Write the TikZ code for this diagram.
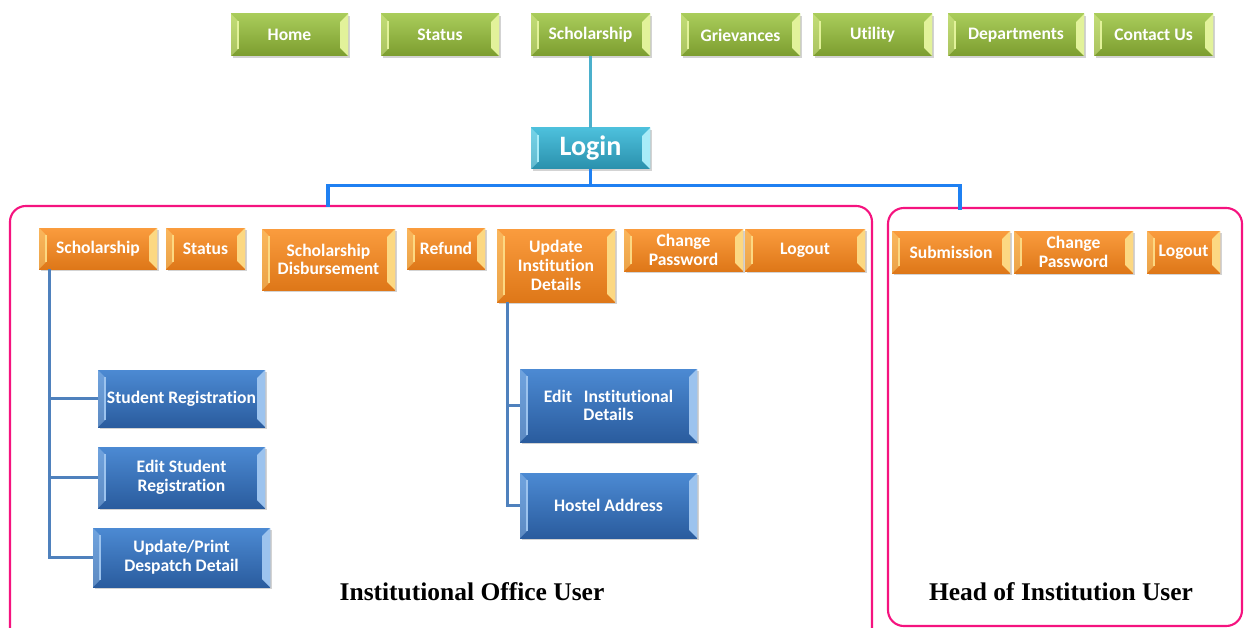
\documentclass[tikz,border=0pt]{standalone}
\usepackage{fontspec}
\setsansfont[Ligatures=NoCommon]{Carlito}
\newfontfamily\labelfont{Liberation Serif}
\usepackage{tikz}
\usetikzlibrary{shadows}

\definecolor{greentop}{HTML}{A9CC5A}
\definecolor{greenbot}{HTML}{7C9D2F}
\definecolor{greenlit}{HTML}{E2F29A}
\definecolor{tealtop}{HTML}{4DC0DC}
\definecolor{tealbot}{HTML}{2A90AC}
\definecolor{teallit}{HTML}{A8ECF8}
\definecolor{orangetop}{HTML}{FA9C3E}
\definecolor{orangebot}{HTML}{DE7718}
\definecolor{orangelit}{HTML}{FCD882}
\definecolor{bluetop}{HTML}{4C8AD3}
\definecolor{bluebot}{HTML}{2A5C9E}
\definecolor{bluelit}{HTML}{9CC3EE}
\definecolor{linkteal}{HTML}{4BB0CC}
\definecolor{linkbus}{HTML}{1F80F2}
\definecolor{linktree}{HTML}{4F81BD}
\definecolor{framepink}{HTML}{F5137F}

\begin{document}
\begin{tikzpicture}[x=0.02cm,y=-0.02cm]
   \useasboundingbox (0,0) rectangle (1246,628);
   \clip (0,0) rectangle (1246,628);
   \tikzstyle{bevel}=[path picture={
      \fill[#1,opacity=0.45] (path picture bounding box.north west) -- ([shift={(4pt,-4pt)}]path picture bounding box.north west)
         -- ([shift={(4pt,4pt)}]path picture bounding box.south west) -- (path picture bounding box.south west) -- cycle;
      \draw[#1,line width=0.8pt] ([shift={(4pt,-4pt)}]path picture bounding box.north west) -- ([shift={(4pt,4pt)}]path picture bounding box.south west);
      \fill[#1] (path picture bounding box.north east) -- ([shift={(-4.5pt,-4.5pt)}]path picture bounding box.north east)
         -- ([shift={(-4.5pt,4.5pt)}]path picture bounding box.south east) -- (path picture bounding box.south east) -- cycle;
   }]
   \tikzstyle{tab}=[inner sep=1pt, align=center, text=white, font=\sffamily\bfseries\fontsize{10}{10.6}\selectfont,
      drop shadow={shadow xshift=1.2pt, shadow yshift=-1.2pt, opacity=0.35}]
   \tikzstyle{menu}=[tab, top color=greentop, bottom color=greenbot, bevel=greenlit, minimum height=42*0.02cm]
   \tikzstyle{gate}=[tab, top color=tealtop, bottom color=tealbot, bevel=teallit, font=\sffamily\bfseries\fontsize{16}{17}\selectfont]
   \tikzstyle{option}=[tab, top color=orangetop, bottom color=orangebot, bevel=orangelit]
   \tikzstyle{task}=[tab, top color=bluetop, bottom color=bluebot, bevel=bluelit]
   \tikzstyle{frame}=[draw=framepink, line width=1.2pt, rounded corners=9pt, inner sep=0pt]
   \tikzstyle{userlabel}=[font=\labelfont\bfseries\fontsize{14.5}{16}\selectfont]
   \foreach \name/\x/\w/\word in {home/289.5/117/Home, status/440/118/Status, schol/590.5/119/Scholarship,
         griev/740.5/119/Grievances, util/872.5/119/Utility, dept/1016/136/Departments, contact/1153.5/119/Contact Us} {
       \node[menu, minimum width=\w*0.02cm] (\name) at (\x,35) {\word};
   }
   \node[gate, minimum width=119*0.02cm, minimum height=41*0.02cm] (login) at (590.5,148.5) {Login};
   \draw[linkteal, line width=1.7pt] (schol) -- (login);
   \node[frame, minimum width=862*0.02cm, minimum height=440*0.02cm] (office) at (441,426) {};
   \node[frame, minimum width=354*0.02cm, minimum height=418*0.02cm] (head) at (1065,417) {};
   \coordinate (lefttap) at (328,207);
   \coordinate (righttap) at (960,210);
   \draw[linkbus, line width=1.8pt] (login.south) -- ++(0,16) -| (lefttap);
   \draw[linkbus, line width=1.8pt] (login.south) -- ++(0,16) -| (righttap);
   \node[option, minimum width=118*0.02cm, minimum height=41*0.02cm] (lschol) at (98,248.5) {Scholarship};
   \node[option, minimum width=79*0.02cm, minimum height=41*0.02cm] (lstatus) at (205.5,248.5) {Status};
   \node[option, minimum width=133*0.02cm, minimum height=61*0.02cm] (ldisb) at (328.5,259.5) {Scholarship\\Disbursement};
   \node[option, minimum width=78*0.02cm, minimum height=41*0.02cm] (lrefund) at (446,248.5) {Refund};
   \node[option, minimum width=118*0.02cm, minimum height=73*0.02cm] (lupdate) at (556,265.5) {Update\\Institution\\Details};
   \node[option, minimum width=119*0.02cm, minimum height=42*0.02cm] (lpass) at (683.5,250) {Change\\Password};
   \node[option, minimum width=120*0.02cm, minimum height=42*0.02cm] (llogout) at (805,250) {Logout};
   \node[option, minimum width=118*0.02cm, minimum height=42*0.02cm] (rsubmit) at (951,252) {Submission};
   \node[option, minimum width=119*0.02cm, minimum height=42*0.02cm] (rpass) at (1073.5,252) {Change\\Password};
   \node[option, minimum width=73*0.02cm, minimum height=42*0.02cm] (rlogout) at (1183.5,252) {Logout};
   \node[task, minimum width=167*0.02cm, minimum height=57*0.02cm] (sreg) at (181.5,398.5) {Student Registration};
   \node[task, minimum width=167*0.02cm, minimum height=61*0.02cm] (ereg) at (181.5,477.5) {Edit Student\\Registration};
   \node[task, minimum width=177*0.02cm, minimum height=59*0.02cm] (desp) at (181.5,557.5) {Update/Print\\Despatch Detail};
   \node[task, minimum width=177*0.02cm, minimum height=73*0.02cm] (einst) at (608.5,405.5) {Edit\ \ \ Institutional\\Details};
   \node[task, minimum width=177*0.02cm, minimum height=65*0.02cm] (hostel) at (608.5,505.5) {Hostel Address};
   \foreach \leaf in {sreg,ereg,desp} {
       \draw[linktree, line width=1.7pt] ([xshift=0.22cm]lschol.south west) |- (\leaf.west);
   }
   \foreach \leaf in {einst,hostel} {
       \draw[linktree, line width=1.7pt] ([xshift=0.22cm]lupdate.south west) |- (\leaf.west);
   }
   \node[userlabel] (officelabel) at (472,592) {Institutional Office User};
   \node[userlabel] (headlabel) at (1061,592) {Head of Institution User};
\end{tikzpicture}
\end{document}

* Your goal *
Repeat the data exactly in full, omitting its pictures.

* Final answer *
Write the TikZ code for this diagram.
\documentclass[tikz,border=0pt]{standalone}
\usepackage{fontspec}
\setsansfont[Ligatures=NoCommon]{Carlito}
\newfontfamily\labelfont{Liberation Serif}
\usepackage{tikz}
\usetikzlibrary{shadows}

\definecolor{greentop}{HTML}{A9CC5A}
\definecolor{greenbot}{HTML}{7C9D2F}
\definecolor{greenlit}{HTML}{E2F29A}
\definecolor{tealtop}{HTML}{4DC0DC}
\definecolor{tealbot}{HTML}{2A90AC}
\definecolor{teallit}{HTML}{A8ECF8}
\definecolor{orangetop}{HTML}{FA9C3E}
\definecolor{orangebot}{HTML}{DE7718}
\definecolor{orangelit}{HTML}{FCD882}
\definecolor{bluetop}{HTML}{4C8AD3}
\definecolor{bluebot}{HTML}{2A5C9E}
\definecolor{bluelit}{HTML}{9CC3EE}
\definecolor{linkteal}{HTML}{4BB0CC}
\definecolor{linkbus}{HTML}{1F80F2}
\definecolor{linktree}{HTML}{4F81BD}
\definecolor{framepink}{HTML}{F5137F}

\begin{document}
\begin{tikzpicture}[x=0.02cm,y=-0.02cm]
   \useasboundingbox (0,0) rectangle (1246,628);
   \clip (0,0) rectangle (1246,628);
   \tikzstyle{bevel}=[path picture={
      \fill[#1,opacity=0.45] (path picture bounding box.north west) -- ([shift={(4pt,-4pt)}]path picture bounding box.north west)
         -- ([shift={(4pt,4pt)}]path picture bounding box.south west) -- (path picture bounding box.south west) -- cycle;
      \draw[#1,line width=0.8pt] ([shift={(4pt,-4pt)}]path picture bounding box.north west) -- ([shift={(4pt,4pt)}]path picture bounding box.south west);
      \fill[#1] (path picture bounding box.north east) -- ([shift={(-4.5pt,-4.5pt)}]path picture bounding box.north east)
         -- ([shift={(-4.5pt,4.5pt)}]path picture bounding box.south east) -- (path picture bounding box.south east) -- cycle;
   }]
   \tikzstyle{tab}=[inner sep=1pt, align=center, text=white, font=\sffamily\bfseries\fontsize{10}{10.6}\selectfont,
      drop shadow={shadow xshift=1.2pt, shadow yshift=-1.2pt, opacity=0.35}]
   \tikzstyle{menu}=[tab, top color=greentop, bottom color=greenbot, bevel=greenlit, minimum height=42*0.02cm]
   \tikzstyle{gate}=[tab, top color=tealtop, bottom color=tealbot, bevel=teallit, font=\sffamily\bfseries\fontsize{16}{17}\selectfont]
   \tikzstyle{option}=[tab, top color=orangetop, bottom color=orangebot, bevel=orangelit]
   \tikzstyle{task}=[tab, top color=bluetop, bottom color=bluebot, bevel=bluelit]
   \tikzstyle{frame}=[draw=framepink, line width=1.2pt, rounded corners=9pt, inner sep=0pt]
   \tikzstyle{userlabel}=[font=\labelfont\bfseries\fontsize{14.5}{16}\selectfont]
   \foreach \name/\x/\w/\word in {home/289.5/117/Home, status/440/118/Status, schol/590.5/119/Scholarship,
         griev/740.5/119/Grievances, util/872.5/119/Utility, dept/1016/136/Departments, contact/1153.5/119/Contact Us} {
       \node[menu, minimum width=\w*0.02cm] (\name) at (\x,35) {\word};
   }
   \node[gate, minimum width=119*0.02cm, minimum height=41*0.02cm] (login) at (590.5,148.5) {Login};
   \draw[linkteal, line width=1.7pt] (schol) -- (login);
   \node[frame, minimum width=862*0.02cm, minimum height=440*0.02cm] (office) at (441,426) {};
   \node[frame, minimum width=354*0.02cm, minimum height=418*0.02cm] (head) at (1065,417) {};
   \coordinate (lefttap) at (328,207);
   \coordinate (righttap) at (960,210);
   \draw[linkbus, line width=1.8pt] (login.south) -- ++(0,16) -| (lefttap);
   \draw[linkbus, line width=1.8pt] (login.south) -- ++(0,16) -| (righttap);
   \node[option, minimum width=118*0.02cm, minimum height=41*0.02cm] (lschol) at (98,248.5) {Scholarship};
   \node[option, minimum width=79*0.02cm, minimum height=41*0.02cm] (lstatus) at (205.5,248.5) {Status};
   \node[option, minimum width=133*0.02cm, minimum height=61*0.02cm] (ldisb) at (328.5,259.5) {Scholarship\\Disbursement};
   \node[option, minimum width=78*0.02cm, minimum height=41*0.02cm] (lrefund) at (446,248.5) {Refund};
   \node[option, minimum width=118*0.02cm, minimum height=73*0.02cm] (lupdate) at (556,265.5) {Update\\Institution\\Details};
   \node[option, minimum width=119*0.02cm, minimum height=42*0.02cm] (lpass) at (683.5,250) {Change\\Password};
   \node[option, minimum width=120*0.02cm, minimum height=42*0.02cm] (llogout) at (805,250) {Logout};
   \node[option, minimum width=118*0.02cm, minimum height=42*0.02cm] (rsubmit) at (951,252) {Submission};
   \node[option, minimum width=119*0.02cm, minimum height=42*0.02cm] (rpass) at (1073.5,252) {Change\\Password};
   \node[option, minimum width=73*0.02cm, minimum height=42*0.02cm] (rlogout) at (1183.5,252) {Logout};
   \node[task, minimum width=167*0.02cm, minimum height=57*0.02cm] (sreg) at (181.5,398.5) {Student Registration};
   \node[task, minimum width=167*0.02cm, minimum height=61*0.02cm] (ereg) at (181.5,477.5) {Edit Student\\Registration};
   \node[task, minimum width=177*0.02cm, minimum height=59*0.02cm] (desp) at (181.5,557.5) {Update/Print\\Despatch Detail};
   \node[task, minimum width=177*0.02cm, minimum height=73*0.02cm] (einst) at (608.5,405.5) {Edit\ \ \ Institutional\\Details};
   \node[task, minimum width=177*0.02cm, minimum height=65*0.02cm] (hostel) at (608.5,505.5) {Hostel Address};
   \foreach \leaf in {sreg,ereg,desp} {
       \draw[linktree, line width=1.7pt] ([xshift=0.22cm]lschol.south west) |- (\leaf.west);
   }
   \foreach \leaf in {einst,hostel} {
       \draw[linktree, line width=1.7pt] ([xshift=0.22cm]lupdate.south west) |- (\leaf.west);
   }
   \node[userlabel] (officelabel) at (472,592) {Institutional Office User};
   \node[userlabel] (headlabel) at (1061,592) {Head of Institution User};
\end{tikzpicture}
\end{document}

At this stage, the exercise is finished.